Date: June 8, 2022 Category: Uncategorized

Welcome to week 2 of National Safety Month! This week, we’re sharing sets of tips that have to do with general home safety.

Calling for help: It may seem like common sense to call 911 during an emergency, but did you know many people either have never called 911 before or wait too long to call for help?

  • It is vitally important to understand that 911 should be called following an emergency and that failure to do so can delay response time. Also remember that depending on where you live, your 911 response time may be impacted for other reasons – therefore always be ready to call 911 and follow the directions from the 911 dispatchers.
  • It is never too early to teach children how and when to call 911 for emergency assistance. When applicable, teach children home addresses and phone numbers.
  • The most important tip when calling 911: Remain calm, speak clearly, and listen for direction.

Fire prevention: It is important to take proactive action to protect your home and family from fire.

  • Smoke alarms should be installed on every level of your home (including inside and outside sleeping areas). Smoke alarms should be tested every month and battery replacement/installation should follow manufacturer recommendations.

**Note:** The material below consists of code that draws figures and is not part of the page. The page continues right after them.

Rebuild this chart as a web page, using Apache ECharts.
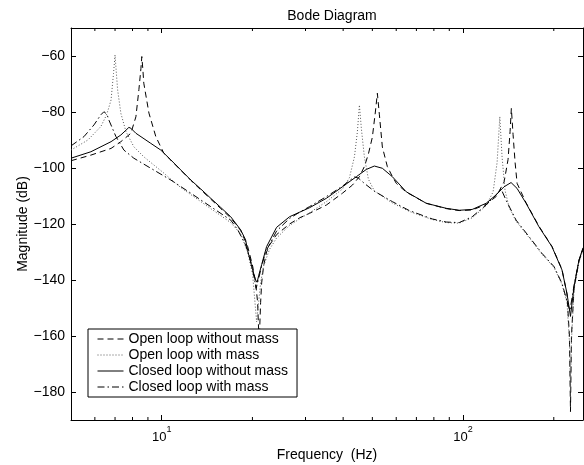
<!DOCTYPE html>
<html><head><meta charset="utf-8">
<script src="https://cdn.jsdelivr.net/npm/echarts@6/dist/echarts.min.js"></script>
<style>html,body{margin:0;padding:0;background:#fff}#c{width:584px;height:465px}</style>
</head><body><div id="c"></div>
<script>
const FONT = '"Liberation Sans", Arial, Helvetica, sans-serif';
const seriesNames = ['Open loop without mass', 'Open loop with mass', 'Closed loop without mass', 'Closed loop with mass'];

// Open loop without mass (dashed)
const olNoMassFreq = [5.00,5.82,6.79,7.32,7.90,8.21,8.40,8.53,8.59,8.66,8.72,9.07,9.56,10.16,10.72,11.57,12.49,13.48,14.54,15.70,16.94,18.28,19.28,20.03,20.49,20.81,21.05,21.29,21.46,21.78,22.28,22.80,24.05,26.56,28.66,30.93,35.22,39.79,42.94,45.29,47.04,48.51,50.0,51.16,51.95,52.76,53.97,56.07,58.24,60.05,64.79,75.47,87.90,97.07,107.2,119.3,128.7,136.8,141.0,143.2,144.6,146.5,148.8,151.1,161.8,178.6,197.2,212.9,221.2,225.4,227.2,228.9,233.4,242.4,250];
const olNoMassDb = [-97.4,-95.4,-93.0,-90.6,-87.6,-81.7,-72,-64.5,-60.2,-65,-69.7,-80.4,-88.8,-94.7,-97.2,-100.8,-104.4,-107.8,-111.1,-114.5,-117.8,-122.3,-128,-135,-141,-148,-163,-148,-141,-135,-130,-127.5,-123.8,-120,-117.8,-116.2,-113.2,-109,-106.1,-103.1,-99.5,-95,-89,-80,-73.3,-81,-92.5,-99.5,-103,-105.5,-108.6,-112.6,-114.5,-115.2,-115,-113,-110.2,-105,-97,-87,-78.7,-88,-98,-105.5,-112.4,-120.8,-128,-136.2,-145,-160,-187,-160,-143,-133.2,-128.8];

// Open loop with mass (dotted)
const olMassFreq = [5.00,5.69,6.28,6.53,6.63,6.79,6.92,7.00,7.07,7.14,7.32,7.61,8.08,8.72,9.41,10.16,10.72,11.57,12.49,13.48,14.54,15.70,16.94,18.28,19.28,20.03,20.65,21.29,21.78,22.80,24.05,26.56,28.66,30.93,35.22,39.79,41.96,43.60,44.60,45.29,45.98,47.04,48.51,50.77,58.24,66.29,79.01,87.90,97.07,107.2,119.3,125.8,129.7,132.4,134.7,137.8,142.1,149.9,165.5,182.8,200.3,212.9,221.2,225.4,227.2,228.9,233.4,242.4,250];
const olMassDb = [-93.6,-90,-85.2,-81.5,-79.5,-75.7,-66.2,-59.6,-66,-72.1,-80.5,-87,-92.4,-96,-98.9,-101.8,-104,-107,-109.5,-112,-114.5,-117,-119.5,-123.5,-130,-138,-155,-141,-135,-129,-125,-120.5,-118.2,-116,-112,-107.5,-103.5,-96,-87,-77.5,-86,-96,-104,-108.2,-112.5,-115.5,-118.4,-119.5,-119.7,-117.8,-113.5,-108.5,-98,-81.7,-96,-108,-114,-119,-124.8,-130.8,-135.5,-141.5,-148,-162,-180,-162,-143.5,-133.5,-129.5];

// Closed loop without mass (solid)
const clNoMassFreq = [5.00,5.82,6.79,7.32,7.61,7.78,7.90,8.21,9.20,9.93,10.72,11.57,12.49,13.48,14.54,15.70,16.94,18.28,18.99,19.28,20.03,20.49,20.73,20.97,21.46,22.28,24.05,26.56,28.66,30.93,35.22,39.79,44.26,47.76,50.77,53.97,58.24,64.79,75.47,87.90,97.07,107.2,119.3,128.7,136.8,144.3,151.1,161.8,178.6,197.2,212.9,221.2,227.2,233.4,242.4,250];
const clNoMassDb = [-96.5,-94.2,-90.6,-88.2,-86.5,-85.5,-85.8,-87.6,-91.2,-93.6,-97.1,-100.7,-104.3,-107.5,-110.8,-114.1,-117.4,-122.1,-125.7,-129.5,-136.4,-140,-140.8,-138.5,-134.5,-128.1,-121.2,-117.4,-115.8,-114.2,-110.8,-106.7,-103.1,-100.5,-99.3,-100.1,-103.1,-108.5,-112.6,-114.4,-115.1,-114.8,-112.6,-109.6,-106.7,-105.2,-107.3,-112.6,-121,-128.1,-136.4,-144.8,-153,-142.4,-132.9,-128.5];

// Closed loop with mass (dash-dot)
const clMassFreq = [5.00,5.52,5.96,6.28,6.43,6.58,6.68,7.05,7.49,8.08,9.20,10.72,12.49,14.54,16.94,17.86,18.99,19.72,20.34,20.57,20.97,21.46,22.11,24.05,26.56,28.66,30.93,35.22,39.79,41.96,43.60,44.94,47.04,50.77,58.24,66.29,79.01,87.90,97.07,107.2,119.3,128.7,133.7,138.9,149.9,165.5,182.8,200.3,212.9,221.2,226.2,233.4,242.4,250];
const clMassDb = [-92.1,-88.8,-84.6,-81,-79.9,-80.8,-82.9,-88.8,-93.6,-96.5,-100.1,-104.3,-109,-113.8,-118.6,-122,-127.5,-133,-140,-143,-139.5,-135,-130,-122.5,-118,-115.8,-113.8,-110.2,-106.5,-104.5,-103.2,-103.6,-105.5,-108.3,-112,-115.2,-118.2,-119.3,-119.5,-117.4,-113.2,-109.6,-107.5,-111.5,-118.6,-124.5,-130.5,-135.2,-141.2,-147.5,-151,-142,-133,-129];

const xMinorTicks = [6,7,8,9,20,30,40,50,60,70,80,90,200];
const yTicks = [-180,-160,-140,-120,-100,-80,-60];
const xMin = 5, xMax = 250, yMin = -190, yMax = -50;

const zip = (f, d) => f.map((v, i) => [v, d[i]]);
const styles = [
  {color:'#000', width:1, type:[6,4]},
  {color:'#555', width:1, type:[1,2]},
  {color:'#000', width:1, type:'solid'},
  {color:'#000', width:1, type:[7,3,1.5,3]}
];
const datas = [zip(olNoMassFreq, olNoMassDb), zip(olMassFreq, olMassDb), zip(clNoMassFreq, clNoMassDb), zip(clMassFreq, clMassDb)];

const axisLineStyle = {lineStyle:{color:'#000', width:1}};
function xAxisCfg(pos, labels) {
  return {
    type:'log', logBase:10, min:xMin, max:xMax, position:pos, gridIndex:0,
    axisLine:Object.assign({show:true}, axisLineStyle),
    axisTick:{show:true, inside:true, length:5, lineStyle:{color:'#000', width:1}},
    splitLine:{show:false}, minorTick:{show:false},
    axisLabel:{show:labels, showMinLabel:false, showMaxLabel:false, margin:5, color:'#000',
      formatter: v => '{b|10}{s|' + Math.round(Math.log10(v)) + '}',
      rich:{b:{fontSize:13, fontFamily:FONT, color:'#000', padding:[6,0,0,0], verticalAlign:'bottom'},
            s:{fontSize:9, fontFamily:FONT, color:'#000', verticalAlign:'top'}}},
    name: labels ? 'Frequency  (Hz)' : '', nameLocation:'middle', nameGap:28, nameMoveOverlap:false,
    nameTextStyle:{fontSize:14, fontFamily:FONT, color:'#000'}
  };
}
function yAxisCfg(pos, labels) {
  return {
    type:'value', min:yMin, max:yMax, position:pos, gridIndex:0,
    axisLine:Object.assign({show:true}, axisLineStyle),
    axisTick:{show:true, inside:true, length:5, customValues:yTicks, lineStyle:{color:'#000', width:1}},
    splitLine:{show:false},
    axisLabel:{show:labels, customValues:yTicks, margin:6, color:'#000', fontSize:14, fontFamily:FONT,
      formatter: v => (v < 0 ? '\u2212' : '') + Math.abs(v)},
    name: labels ? 'Magnitude (dB)' : '', nameLocation:'middle', nameGap:41, nameMoveOverlap:false,
    nameTextStyle:{fontSize:14, fontFamily:FONT, color:'#000'}
  };
}

const series = seriesNames.map((n, i) => ({
  name:n, type:'line', data:datas[i], symbol:'none', showSymbol:false, smooth:false,
  lineStyle:styles[i], itemStyle:{color:styles[i].color}, xAxisIndex:0, yAxisIndex:0,
  z:2 + i, animation:false, emphasis:{disabled:true}
}));
series.push({
  name:'minorTicks', type:'custom', xAxisIndex:0, yAxisIndex:0, silent:true, clip:false, animation:false,
  data:xMinorTicks.map(f => [f, yMin]), encode:{x:0, y:1},
  renderItem:(params, api) => {
    const f = api.value(0);
    const b = api.coord([f, yMin]);
    const t = api.coord([f, yMax]);
    const st = {stroke:'#000', lineWidth:1};
    return {type:'group', children:[
      {type:'line', shape:{x1:b[0], y1:b[1], x2:b[0], y2:b[1]-3}, style:st},
      {type:'line', shape:{x1:t[0], y1:t[1], x2:t[0], y2:t[1]+3}, style:st}
    ]};
  }
});

const chart = echarts.init(document.getElementById('c'), null, {renderer:'canvas'});
chart.setOption({
  animation:false,
  backgroundColor:'#fff',
  title:{text:'Bode Diagram', left:327, top:4, textAlign:'center',
    textStyle:{fontSize:14, fontWeight:'normal', fontFamily:FONT, color:'#000'}},
  grid:{left:71, right:1, top:28, bottom:45, containLabel:false, outerBoundsMode:'none'},
  xAxis:[xAxisCfg('bottom', true), xAxisCfg('top', false)],
  yAxis:[yAxisCfg('left', true), yAxisCfg('right', false)],
  legend:{data:seriesNames, orient:'vertical', left:88, top:329, padding:[2,9,2,9], itemGap:0,
    itemWidth:26, itemHeight:10, backgroundColor:'#fff', borderColor:'#000', borderWidth:1, borderRadius:0,
    selectedMode:false, itemStyle:{color:'rgba(0,0,0,0)', borderColor:'rgba(0,0,0,0)', borderWidth:0},
    lineStyle:{width:1},
    textStyle:{fontSize:14, lineHeight:16, color:'#000', fontFamily:FONT}, z:10},
  series:series
});
</script></body></html>
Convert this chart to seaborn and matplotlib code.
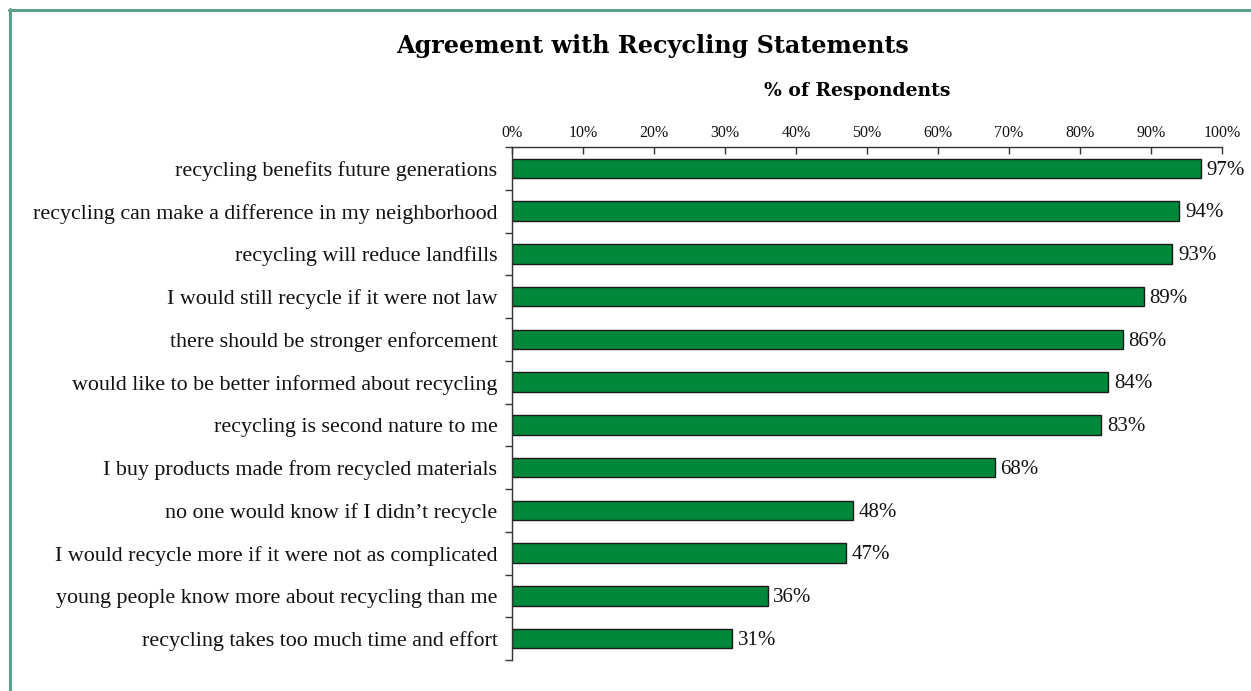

Smoke alarms should be placed on the highest portion of a wall or the ceiling of a room.
  • Fire extinguishers are good to have in the house but should only be used to put out small fires before they become too large. When purchasing a fire extinguisher for your home, be sure to purchase the right type. For example, certain types are best for the kitchen to put out grease fires. Fire extinguishers are best kept in areas where fire could start – including the kitchen and garage.
  • According to the American Red Cross, you may have as little as 2 minutes to escape a home from fire – therefore institute a fire escape plan with all members of the household and most importantly practice the plan at least twice per year. At a minimum, your plan should include  how to get out of a second-floor window if the entrance to the room is blocked by fire or smoke and where your family should meet once out of danger.
  • Lastly in the event of a fire, GET OUT, STAY OUT AND CALL FOR HELP. Never go back inside for anything or anyone.

Other at home safety tips:

  • Install a carbon monoxide alarm. Unlike some alarms, carbon monoxide alarms should be installed about 5 feet above the floor – this is because carbon monoxide is slightly light than air. Be sure not to place these alarms over a fireplace or other flame-producing appliances. Test these alarms monthly with your smoke alarms.
  • Clean out your dryer vents routinely. Always follow manufacturer recommendations, however in general it is best to clean out the dryer vent after each load of laundry. Complete exhaust duct cleaning/inspections should occur regularly to prevent potentially flammable build-up.